14. The image-forming device according to claim 13, wherein the rotation preventing mechanism has a cover member that covers the drum gear when the photosensitive drum is removed from the casing.

15. The image-forming device according to claim 14, wherein the rotation preventing mechanism further includes a first bias member that biases the cover member so that the cover member covers the photosensitive drum and a second bias member that biases the cover member so that the cover member exposes the photosensitive drum,

wherein biasing force of the first bias member is larger than biasing force of the second bias member, the biasing force of the first bias member being imparted when the photosensitive drum is removed from the casing, and the biasing force of the second bias member is larger than the biasing force of the first bias member, the biasing force of the second bias member being imparted when the photosensitive drum is mounted on the casing.

16. The image-forming device according to claim 13, wherein the rotation preventing mechanism has an engaging pawl that engages the drum gear teeth when the photosensitive drum is removed from the casing.

17. The image-forming device according to claim 1 further comprising an error position preventing mechanism that prevents the drum gear whose first target portion is in a position different from the first position from engaging the corresponding drive gear when the photosensitive drum is mounted in the casing.

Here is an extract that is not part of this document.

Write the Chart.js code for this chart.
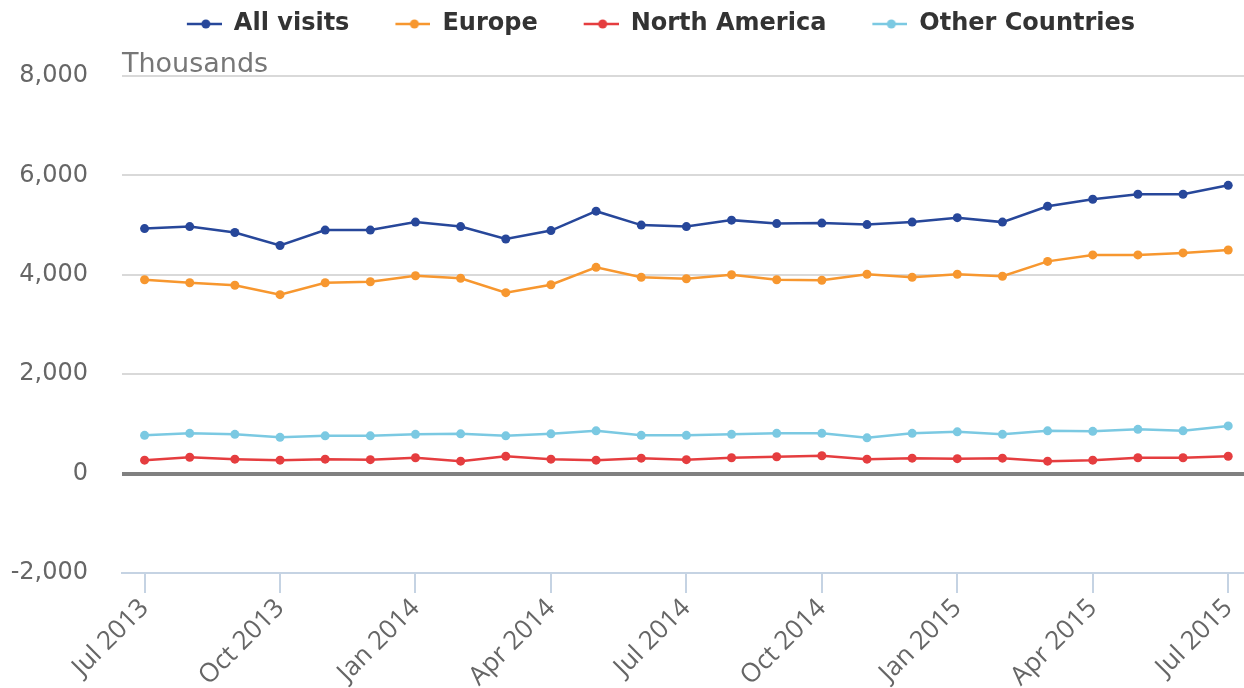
<!DOCTYPE html>
<html>
<head>
<meta charset="utf-8">
<script src="https://cdn.jsdelivr.net/npm/chart.js@4.4.1/dist/chart.umd.min.js"></script>
<style>
  html, body { margin: 0; padding: 0; background: #ffffff; overflow: hidden; }
  #wrap { width: 1244px; height: 688px; position: relative; overflow: hidden; }
  #c { display: block; }
</style>
</head>
<body>
<div id="wrap"><canvas id="c"></canvas></div>
<script>
const months = ['Jul 2013','Aug 2013','Sep 2013','Oct 2013','Nov 2013','Dec 2013','Jan 2014','Feb 2014','Mar 2014','Apr 2014','May 2014','Jun 2014','Jul 2014','Aug 2014','Sep 2014','Oct 2014','Nov 2014','Dec 2014','Jan 2015','Feb 2015','Mar 2015','Apr 2015','May 2015','Jun 2015','Jul 2015'];
const labelledMonths = ['Jul 2013','Oct 2013','Jan 2014','Apr 2014','Jul 2014','Oct 2014','Jan 2015','Apr 2015','Jul 2015'];
const yTicks = [-2000, 0, 2000, 4000, 6000, 8000];
const seriesNames = ['All visits', 'Europe', 'North America', 'Other Countries'];
const allVisits = [4930, 4970, 4850, 4590, 4900, 4900, 5060, 4970, 4720, 4890, 5280, 5000, 4970, 5100, 5030, 5040, 5010, 5060, 5150, 5060, 5380, 5520, 5620, 5620, 5800];
const europe = [3900, 3840, 3790, 3600, 3840, 3860, 3980, 3930, 3640, 3800, 4150, 3950, 3920, 4000, 3900, 3890, 4010, 3950, 4010, 3970, 4270, 4400, 4400, 4440, 4500];
const northAmerica = [270, 330, 290, 270, 290, 280, 320, 250, 350, 290, 270, 310, 280, 320, 340, 360, 290, 310, 300, 310, 250, 270, 320, 320, 350];
const otherCountries = [770, 810, 790, 730, 760, 760, 790, 800, 760, 800, 860, 770, 770, 790, 810, 810, 720, 810, 840, 790, 860, 850, 890, 860, 960];
const colors = ['#27479a', '#f7972f', '#e53d3f', '#7bc9e2'];

const seriesValues = [allVisits, europe, northAmerica, otherCountries];

function legendMarker(color) {
  const cv = document.createElement('canvas');
  cv.width = 71; cv.height = 12;
  const g = cv.getContext('2d');
  g.strokeStyle = color; g.lineWidth = 2.5;
  g.beginPath(); g.moveTo(36, 6); g.lineTo(71, 6); g.stroke();
  g.fillStyle = color;
  g.beginPath(); g.arc(55, 6, 4.5, 0, Math.PI * 2); g.fill();
  return cv;
}
const markers = colors.map(legendMarker);

const datasets = seriesNames.map((name, i) => ({
  label: name,
  data: seriesValues[i].map((v, k) => ({ x: k, y: v })),
  borderColor: colors[i],
  backgroundColor: colors[i],
  pointBackgroundColor: colors[i],
  pointBorderColor: colors[i],
  pointRadius: 4.5,
  pointBorderWidth: 0,
  borderWidth: 2.5,
  tension: 0
}));

const thousandsPlugin = {
  id: 'thousands',
  afterDraw(chart) {
    const ctx = chart.ctx;
    const y = chart.scales.y.getPixelForValue(yTicks[yTicks.length - 1]);
    ctx.save();
    ctx.font = '27px "DejaVu Sans"';
    ctx.fillStyle = '#777777';
    ctx.textAlign = 'left';
    ctx.textBaseline = 'alphabetic';
    ctx.fillText('Thousands', chart.chartArea.left, y - 4);
    ctx.restore();
  }
};

const legendPlacePlugin = {
  id: 'legendPlace',
  beforeInit(chart) {
    const origFit = chart.legend.fit;
    chart.legend.fit = function () {
      origFit.call(this);
      this.height = 76;
    };
  },
  afterLayout(chart) {
    chart.legend.left = 42;
    chart.legend.top = 2;
  }
};

new Chart(document.getElementById('c'), {
  type: 'line',
  data: { datasets },
  plugins: [legendPlacePlugin, thousandsPlugin],
  options: {
    responsive: true,
    maintainAspectRatio: false,
    animation: false,
    layout: { autoPadding: false, padding: { left: 0, right: 0, top: 0, bottom: 0 } },
    plugins: {
      tooltip: { enabled: false },
      legend: {
        position: 'top',
        align: 'center',
        labels: {
          usePointStyle: true,
          pointStyleWidth: 71,
          padding: 10,
          color: '#333333',
          font: { family: '"DejaVu Sans"', size: 24, weight: 'bold' },
          generateLabels(chart) {
            return chart.data.datasets.map((ds, i) => ({
              text: ds.label,
              pointStyle: markers[i],
              fillStyle: colors[i],
              strokeStyle: colors[i],
              lineWidth: 0,
              hidden: false,
              datasetIndex: i,
              fontColor: '#333333'
            }));
          }
        }
      }
    },
    scales: {
      x: {
        type: 'linear',
        min: -0.5,
        max: months.length - 1 + 0.35,
        afterBuildTicks(scale) {
          scale.ticks = labelledMonths.map(m => ({ value: months.indexOf(m) }));
        },
        afterFit(scale) {
          scale.height = 115;
          scale.paddingLeft = 0;
          scale.paddingRight = 0;
        },
        ticks: {
          autoSkip: false,
          maxRotation: 45,
          minRotation: 45,
          padding: 0,
          color: '#666666',
          font: { family: '"Open Sans"', size: 26 },
          callback: (v) => months[v]
        },
        grid: {
          display: true,
          drawOnChartArea: false,
          drawTicks: true,
          tickLength: 20,
          color: '#c5d3e3',
          lineWidth: 2
        },
        border: { display: true, color: '#c5d3e3', width: 2 }
      },
      y: {
        min: yTicks[0],
        max: yTicks[yTicks.length - 1],
        afterBuildTicks(scale) {
          scale.ticks = yTicks.map(v => ({ value: v }));
        },
        afterFit(scale) { scale.width = 122; },
        ticks: {
          padding: 34,
          color: '#666666',
          font: { family: '"DejaVu Sans"', size: 24 },
          callback: (v) => v.toLocaleString('en-US')
        },
        grid: {
          drawTicks: false,
          color: (c) => c.tick && c.tick.value === 0 ? '#808080' : (c.tick && c.tick.value === yTicks[0] ? 'rgba(0,0,0,0)' : '#d9d9d9'),
          lineWidth: (c) => c.tick && c.tick.value === 0 ? 4 : 2
        },
        border: { display: false }
      }
    }
  }
});
</script>
</body>
</html>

18. The image-forming device according to claim 17, wherein the error position preventing mechanism comprises:

a process unit that holds the photosensitive drum;

a spur gear mounted on the process unit and having spur gear teeth that meshingly engage the drum gear teeth;

a rack bar disposed in the casing and having rack teeth; and

a partial toothed gear mounted on the process unit and having a toothless section and a toothed section, the partial toothed gear rotating together with the spur gear,

wherein the toothed section of the partial toothed gear engages the rack teeth of the rack bar only when the first target portion of the drum gear is positionally in coincidence with the first position.

19. The image-forming device according to claim 17, wherein the rack teeth of the rack bar are arranged on line along a direction in which the process unit is mounted.